L’effacement des représentations révolutionnaires et des projets de critique radicale a profondément renouvelé la conception des formes possibles de l’action politique. Et les sociétés démocratiques modernes, complexes et globalisées, posent encore autrement la question des modalités du geste créateur. Si la figure du décideur politique en vient souvent aujourd’hui à  se confondre avec celle d’un gestionnaire avisé du présent, qu’en est-il de la possibilité de créer du nouveau ?

Les ruptures induites par l’art contemporain, la multiplication des pratiques et des lieux, des matériaux et des sujets, ont permis une prolifération de formes auxquelles l’actuel désengagement des artistes dans la recherche du nouveau semble faire écho. Depuis deux décennies s’officialise une pratique du remake et de la parodie, de la reprise et de la référence, qui fait de chaque oeuvre une sorte de postproduction. Il convient d’apprécier la pertinence du critère d’innovation dans l’art actuel. Quelle redéfinition du ‟ créateur ” peut-on en tirer ? Quel est le potentiel plastique de la répétition ?

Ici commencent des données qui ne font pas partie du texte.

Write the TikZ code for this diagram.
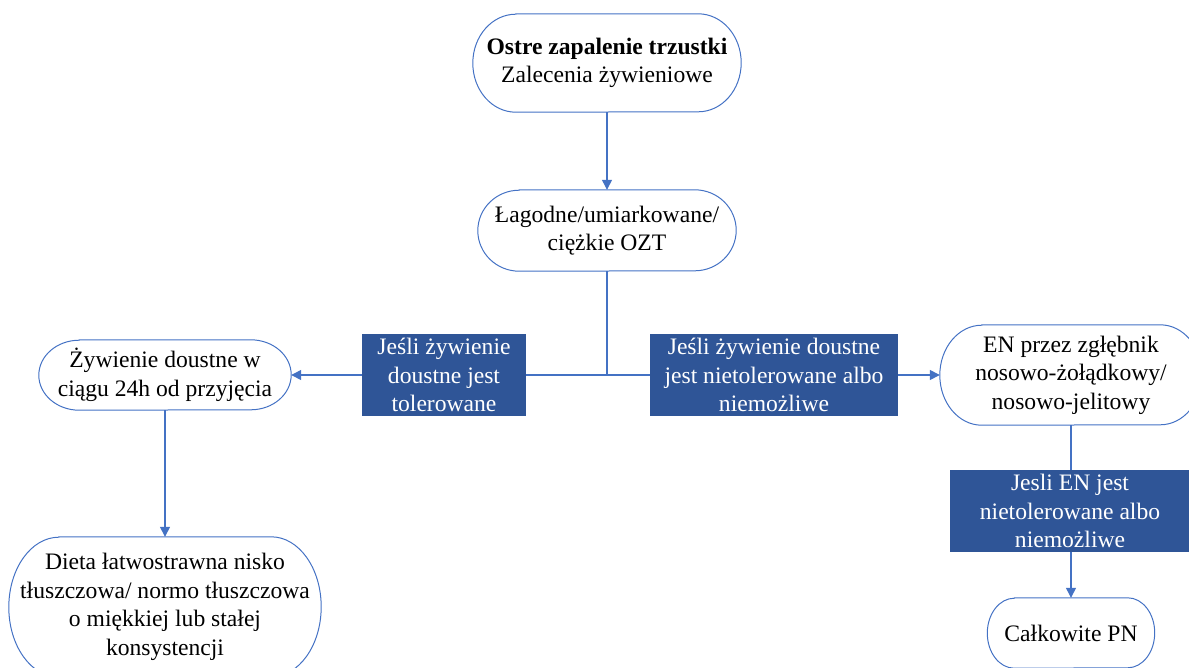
\documentclass[tikz,border=0pt]{standalone}
\usepackage{fontspec}
\setmainfont{Liberation Serif}
\usetikzlibrary{arrows.meta,calc}
\definecolor{lineblue}{HTML}{4472C4}
\definecolor{boxblue}{HTML}{2F5597}
\tikzset{
  base/.style={inner sep=0pt, align=center, font=\fontsize{23.6}{28.5}\selectfont},
  term/.style={base, text=black},
  lab/.style={base, fill=boxblue, text=white},
  conn/.style={draw=lineblue, line width=1.3pt},
  arr/.style={conn, -{Triangle[width=10pt,length=10pt]}},
  termline/.style={draw=lineblue, line width=1pt},
}
\newcommand\termshape[3]{%
  \draw[termline] ([xshift=#2pt]#1.north west) -- ([xshift=-#2pt]#1.north east)
    arc[start angle=90,end angle=-90,x radius=#2pt,y radius=#3pt]
    -- ([xshift=#2pt]#1.south west)
    arc[start angle=270,end angle=90,x radius=#2pt,y radius=#3pt] -- cycle;
}
\begin{document}
\begin{tikzpicture}[x=1pt,y=-1pt]
\useasboundingbox (0,0) rectangle (1189,667);
\clip (0,0) rectangle (1189,667);

\node[term, minimum width=268pt, minimum height=98pt] (top) at (607,63)
  {\textbf{Ostre zapalenie trzustki}\\Zalecenia żywieniowe};
\node[term, minimum width=258pt, minimum height=81pt] (n2) at (607,230.5)
  {Łagodne/umiarkowane/\\ciężkie OZT};
\node[term, minimum width=252pt, minimum height=70pt] (n3) at (165,375)
  {Żywienie doustne w\\ciągu 24h od przyjęcia};
\node[term, minimum width=312pt, minimum height=140pt] (n4) at (165,607)
  {Dieta łatwostrawna nisko\\tłuszczowa/ normo tłuszczowa\\o miękkiej lub stałej\\konsystencji};
\node[term, minimum width=262pt, minimum height=100pt] (n5) at (1071,375)
  {EN przez zgłębnik\\nosowo-żołądkowy/\\nosowo-jelitowy};
\node[term, minimum width=167pt, minimum height=70pt] (n6) at (1071,633)
  {Całkowite PN};

\termshape{top}{43}{49}
\termshape{n2}{41.5}{40.5}
\termshape{n3}{40.5}{35}
\termshape{n4}{50}{70}
\termshape{n5}{42}{50}
\termshape{n6}{27}{35}

\coordinate (j) at (607,375);
\draw[arr] (top.south) -- (n2.north);
\draw[conn] (n2.south) -- (j);
\draw[arr] (j) -- (n3.east);
\draw[arr] (j) -- (n5.west);
\draw[arr] (n3.south) -- (n4.north);
\draw[arr] (n5.south) -- (n6.north);

\node[lab, minimum width=164pt, minimum height=82pt] (b1) at (444,375)
  {Jeśli żywienie\\doustne jest\\tolerowane};
\node[lab, minimum width=248pt, minimum height=82pt] (b2) at (774,375)
  {Jeśli żywienie doustne\\jest nietolerowane albo\\niemożliwe};
\node[lab, minimum width=240pt, minimum height=82pt] (b3) at (1070,511)
  {Jesli EN jest\\nietolerowane albo\\niemożliwe};
\end{tikzpicture}
\end{document}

Une approche généalogique du terme de création et de ses usages contemporains nous semble pouvoir constituer un levier critique intéressant pour interroger les dynamiques à  l’oeuvre en art et en politique. Les deux premières journées seront centrées plus spécifiquement sur un champ d’étude (l’art puis la politique) et la troisième travaillera au croisement de ces deux approches. Il s’agirait en effet de ne pas forcer d’emblée le parallèle ou le passage entre la création politique et la création artistique. Le croisement n’est pas un postulat ni un point de départ à  ces matinées ; l’intérêt étant qu’il se constitue au fil de la réflexion.